Art As Catharsis is proud to announce the release of Omahara’s new record Upsilamba – an avant-garde, deconstructionist evolution for one of Australia’s most innovative heavy acts.

 

On Upsilamba, Omahara experiment with their dark, heaving style of ambient drone by applying cabaret-inspired elements to their music. Performers such as Eartha Kitt, Justin Viven Bond, Taylor Mac, Peter Allen and more have served as a well of inspiration for their recent live performances along with Upsilamba itself – defined as a soundscape where catatonic deconstructionism is the main actor in the band’s post-apocalyptic performance.

Due to the nature of Upsilamba’s abstract experimentalism, few bands can truly compare to the complexity and ingenuity that the record displays. However, those who can picture a matrimony of Sumac’s harsh tone, Sonic Youth’s lengthy noise experiments and Scott Walker’s baffling lyricism may find Upsilamba to their taste.

“We felt as a band we were no longer in the space required to produce the types of sounds and experiences from our past ventures,” begins Lynch, “so we were looking to move forward and perhaps explore something we found to be more engaging both socially and personally. Hence I think this is why it has the deconstructionist feel, we are deconstructing our own past as a band and this lead onto further notions of personal and social deconstruction.”

While the record itself consists of four untitled tracks, Upsilamba’s first single is a musical interlude. Compared to the hellish yawns of the guitar on the preceding track or the violent shouting of numbers yet to come, this small, haunting and minimalistic piece is nothing more than a few echoed and strangely tuned chords – a small eye of silence in the midst of the storm.

“The first short musical snippet acts as an interlude on the album,” says Lynch. “It’s a breath taken in the midst of an act aimed to shed stolen and appropriated forms of cultural influence, it’s the sigh or moment of reflection, perhaps anticipation before a child hands back a toy forcefully or deceivingly removed from a sibling. It’s an interpretation of Upsilamba – a word made up by Vladimir Nabokov, in his book Invitation to a Beheading. The word is one which captures the essence of a feeling. There are so many interpretations out there. It relates for the band, to the desired outcome or purpose we personally each attain from the performance which is a form of ritualistic shedding.”

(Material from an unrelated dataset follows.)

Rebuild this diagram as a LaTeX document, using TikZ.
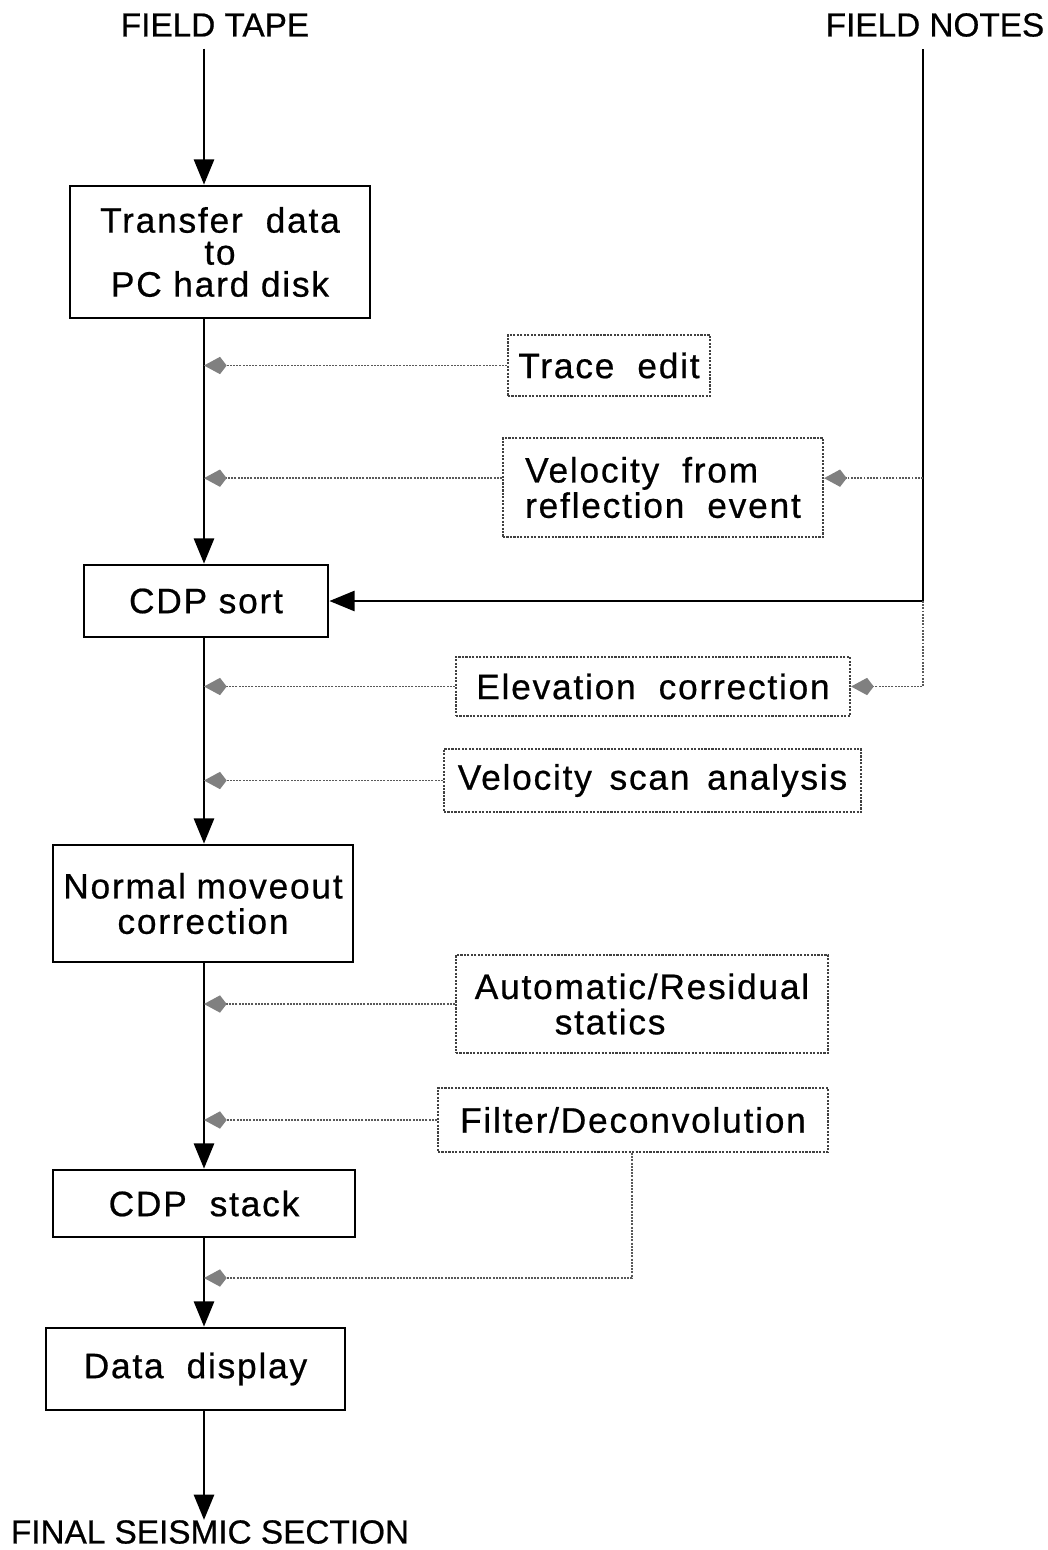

Upsilamba is exactly that – a ritualistic shedding of past elements before a stunning metamorphosis into the new. A record that balances harsh, untamed noise with sweeping rhythmic mellows, covering wild new territory but never once over-extending itself. If this record proves one thing, it’s that the unpredictable can cast a shadow of grace, the incomprehensible can offer a meter of education and that the art of composition can create an abstract performance as viscerally physical as any play.